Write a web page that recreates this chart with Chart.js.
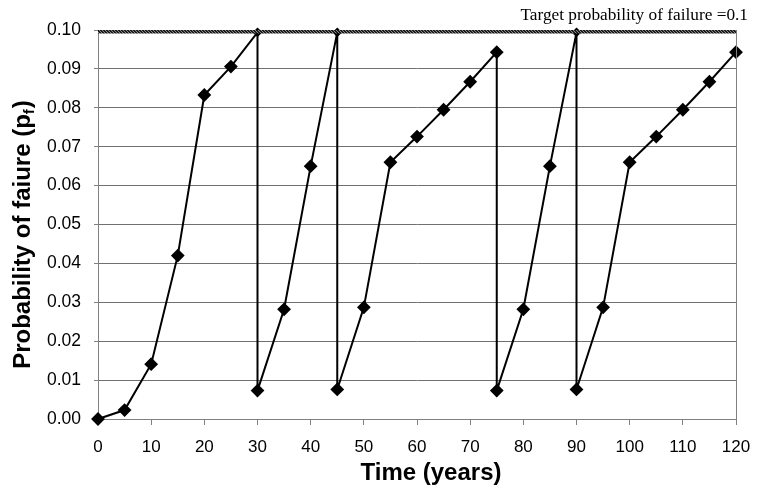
<!DOCTYPE html>
<html><head><meta charset="utf-8">
<script src="https://cdn.jsdelivr.net/npm/chart.js@4/dist/chart.umd.min.js"></script>
<style>html,body{margin:0;padding:0;background:#fff;}canvas{display:block;}</style>
</head><body>
<canvas id="c" width="769" height="490"></canvas>
<script>
const times = [0,5,10,15,20,25,30,30,35,40,45,45,50,55,60,65,70,75,75,80,85,90,90,95,100,105,110,115,120];
const pf = [0,0.0023,0.0141,0.042,0.0833,0.0906,0.0994,0.0073,0.0282,0.065,0.0994,0.0076,0.0287,0.066,0.0726,0.0795,0.0867,0.0943,0.0073,0.0282,0.065,0.0994,0.0076,0.0287,0.066,0.0726,0.0795,0.0867,0.0943];
const targetX = [0,120];
const targetPf = [0.0997,0.0997];
const xTicks = [0,10,20,30,40,50,60,70,80,90,100,110,120];
const yTicks = [0,0.01,0.02,0.03,0.04,0.05,0.06,0.07,0.08,0.09,0.10];
const targetLabel = 'Target probability of failure =0.1';
const xTitle = 'Time (years)';
const yTitleMain = 'Probability of faiure (p';
const yTitleSub = 'f';
const yTitleEnd = ')';

// hatched pattern for target line
const pc = document.createElement('canvas'); pc.width = 3; pc.height = 3;
const pctx = pc.getContext('2d');
pctx.fillStyle = '#1a1a1a'; pctx.fillRect(0,0,3,3);
pctx.fillStyle = '#8a8a8a'; pctx.fillRect(0,0,1,1); pctx.fillRect(1,1,1,1); pctx.fillRect(2,2,1,1);
const pattern = pctx.createPattern(pc,'repeat');

const textPlugin = {
  id: 'texts',
  afterDraw(chart) {
    const ctx = chart.ctx, a = chart.chartArea;
    ctx.save();
    ctx.strokeStyle = '#808080'; ctx.lineWidth = 1;
    ctx.beginPath(); ctx.moveTo(Math.round(a.right)+0.5, a.top); ctx.lineTo(Math.round(a.right)+0.5, a.bottom); ctx.stroke();
    ctx.fillStyle = '#000';
    ctx.font = '17.3px "Liberation Serif", "Times New Roman", serif';
    ctx.textAlign = 'right'; ctx.textBaseline = 'alphabetic';
    ctx.fillText(targetLabel, 748, 20);
    ctx.font = 'bold 24px "Liberation Sans", Arial, sans-serif';
    ctx.textAlign = 'center';
    ctx.fillText(xTitle, 431, 480);
    ctx.translate(29.5, 235);
    ctx.rotate(-Math.PI/2);
    ctx.textAlign = 'left';
    const fMain = 'bold 24px "Liberation Sans", Arial, sans-serif';
    const fSub = 'bold 15px "Liberation Sans", Arial, sans-serif';
    ctx.font = fMain; const w1 = ctx.measureText(yTitleMain).width; const w3 = ctx.measureText(yTitleEnd).width;
    ctx.font = fSub; const w2 = ctx.measureText(yTitleSub).width;
    let x0 = -(w1+w2+w3)/2;
    ctx.font = fMain; ctx.fillText(yTitleMain, x0, 0);
    ctx.font = fSub; ctx.fillText(yTitleSub, x0+w1, 4);
    ctx.font = fMain; ctx.fillText(yTitleEnd, x0+w1+w2+1, 0);
    ctx.restore();
  }
};

new Chart(document.getElementById('c'), {
  type: 'line',
  data: {
    datasets: [
      {
        label: 'target',
        data: targetX.map((x,i)=>({x, y: targetPf[i]})),
        borderColor: pattern, borderWidth: 4.5, pointRadius: 0, order: 0
      },
      {
        label: 'pf',
        data: times.map((x,i)=>({x, y: pf[i]})),
        borderColor: '#000', backgroundColor: '#000', borderWidth: 2,
        pointStyle: 'rectRot', pointRadius: c => (c.raw && c.raw.y > 0.099 ? 3.5 : 5.5),
        pointBackgroundColor: '#000', pointBorderColor: '#000',
        tension: 0, clip: false, order: 1
      }
    ]
  },
  options: {
    responsive: false, animation: false,
    layout: { padding: { top: 30, right: 33, left: 0, bottom: 0 } },
    plugins: { legend: { display: false }, tooltip: { enabled: false }, title: { display: false } },
    scales: {
      x: {
        type: 'linear', min: 0, max: 120,
        afterFit: s => { s.height = 71; },
        afterBuildTicks: s => { s.ticks = xTicks.map(v => ({ value: v })); },
        grid: { drawOnChartArea: false, drawTicks: true, tickLength: 6, color: '#808080' },
        border: { display: true, color: '#808080', width: 1 },
        ticks: { color: '#000', padding: 12, maxRotation: 0, font: { family: '"Liberation Sans", Arial, sans-serif', size: 17 } }
      },
      y: {
        type: 'linear', min: 0, max: 0.1,
        afterFit: s => { s.width = 98; },
        afterBuildTicks: s => { s.ticks = yTicks.map(v => ({ value: v })); },
        grid: { drawOnChartArea: true, color: '#707070', borderDash: [2,2], tickLength: 4, tickColor: '#808080', tickBorderDash: [] },
        border: { display: true, color: '#808080', width: 1 },
        ticks: { color: '#000', padding: 13, callback: v => Number(v).toFixed(2), font: { family: '"Liberation Sans", Arial, sans-serif', size: 17.5 } }
      }
    }
  },
  plugins: [textPlugin]
});
</script>
</body></html>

______

▸ **TASK STATEMENT**:
Working from the material above, transcribe it exactly while omitting pictures.

▸ **CORRECT OUTPUT**:
Write a web page that recreates this chart with Chart.js.
<!DOCTYPE html>
<html><head><meta charset="utf-8">
<script src="https://cdn.jsdelivr.net/npm/chart.js@4/dist/chart.umd.min.js"></script>
<style>html,body{margin:0;padding:0;background:#fff;}canvas{display:block;}</style>
</head><body>
<canvas id="c" width="769" height="490"></canvas>
<script>
const times = [0,5,10,15,20,25,30,30,35,40,45,45,50,55,60,65,70,75,75,80,85,90,90,95,100,105,110,115,120];
const pf = [0,0.0023,0.0141,0.042,0.0833,0.0906,0.0994,0.0073,0.0282,0.065,0.0994,0.0076,0.0287,0.066,0.0726,0.0795,0.0867,0.0943,0.0073,0.0282,0.065,0.0994,0.0076,0.0287,0.066,0.0726,0.0795,0.0867,0.0943];
const targetX = [0,120];
const targetPf = [0.0997,0.0997];
const xTicks = [0,10,20,30,40,50,60,70,80,90,100,110,120];
const yTicks = [0,0.01,0.02,0.03,0.04,0.05,0.06,0.07,0.08,0.09,0.10];
const targetLabel = 'Target probability of failure =0.1';
const xTitle = 'Time (years)';
const yTitleMain = 'Probability of faiure (p';
const yTitleSub = 'f';
const yTitleEnd = ')';

// hatched pattern for target line
const pc = document.createElement('canvas'); pc.width = 3; pc.height = 3;
const pctx = pc.getContext('2d');
pctx.fillStyle = '#1a1a1a'; pctx.fillRect(0,0,3,3);
pctx.fillStyle = '#8a8a8a'; pctx.fillRect(0,0,1,1); pctx.fillRect(1,1,1,1); pctx.fillRect(2,2,1,1);
const pattern = pctx.createPattern(pc,'repeat');

const textPlugin = {
  id: 'texts',
  afterDraw(chart) {
    const ctx = chart.ctx, a = chart.chartArea;
    ctx.save();
    ctx.strokeStyle = '#808080'; ctx.lineWidth = 1;
    ctx.beginPath(); ctx.moveTo(Math.round(a.right)+0.5, a.top); ctx.lineTo(Math.round(a.right)+0.5, a.bottom); ctx.stroke();
    ctx.fillStyle = '#000';
    ctx.font = '17.3px "Liberation Serif", "Times New Roman", serif';
    ctx.textAlign = 'right'; ctx.textBaseline = 'alphabetic';
    ctx.fillText(targetLabel, 748, 20);
    ctx.font = 'bold 24px "Liberation Sans", Arial, sans-serif';
    ctx.textAlign = 'center';
    ctx.fillText(xTitle, 431, 480);
    ctx.translate(29.5, 235);
    ctx.rotate(-Math.PI/2);
    ctx.textAlign = 'left';
    const fMain = 'bold 24px "Liberation Sans", Arial, sans-serif';
    const fSub = 'bold 15px "Liberation Sans", Arial, sans-serif';
    ctx.font = fMain; const w1 = ctx.measureText(yTitleMain).width; const w3 = ctx.measureText(yTitleEnd).width;
    ctx.font = fSub; const w2 = ctx.measureText(yTitleSub).width;
    let x0 = -(w1+w2+w3)/2;
    ctx.font = fMain; ctx.fillText(yTitleMain, x0, 0);
    ctx.font = fSub; ctx.fillText(yTitleSub, x0+w1, 4);
    ctx.font = fMain; ctx.fillText(yTitleEnd, x0+w1+w2+1, 0);
    ctx.restore();
  }
};

new Chart(document.getElementById('c'), {
  type: 'line',
  data: {
    datasets: [
      {
        label: 'target',
        data: targetX.map((x,i)=>({x, y: targetPf[i]})),
        borderColor: pattern, borderWidth: 4.5, pointRadius: 0, order: 0
      },
      {
        label: 'pf',
        data: times.map((x,i)=>({x, y: pf[i]})),
        borderColor: '#000', backgroundColor: '#000', borderWidth: 2,
        pointStyle: 'rectRot', pointRadius: c => (c.raw && c.raw.y > 0.099 ? 3.5 : 5.5),
        pointBackgroundColor: '#000', pointBorderColor: '#000',
        tension: 0, clip: false, order: 1
      }
    ]
  },
  options: {
    responsive: false, animation: false,
    layout: { padding: { top: 30, right: 33, left: 0, bottom: 0 } },
    plugins: { legend: { display: false }, tooltip: { enabled: false }, title: { display: false } },
    scales: {
      x: {
        type: 'linear', min: 0, max: 120,
        afterFit: s => { s.height = 71; },
        afterBuildTicks: s => { s.ticks = xTicks.map(v => ({ value: v })); },
        grid: { drawOnChartArea: false, drawTicks: true, tickLength: 6, color: '#808080' },
        border: { display: true, color: '#808080', width: 1 },
        ticks: { color: '#000', padding: 12, maxRotation: 0, font: { family: '"Liberation Sans", Arial, sans-serif', size: 17 } }
      },
      y: {
        type: 'linear', min: 0, max: 0.1,
        afterFit: s => { s.width = 98; },
        afterBuildTicks: s => { s.ticks = yTicks.map(v => ({ value: v })); },
        grid: { drawOnChartArea: true, color: '#707070', borderDash: [2,2], tickLength: 4, tickColor: '#808080', tickBorderDash: [] },
        border: { display: true, color: '#808080', width: 1 },
        ticks: { color: '#000', padding: 13, callback: v => Number(v).toFixed(2), font: { family: '"Liberation Sans", Arial, sans-serif', size: 17.5 } }
      }
    }
  },
  plugins: [textPlugin]
});
</script>
</body></html>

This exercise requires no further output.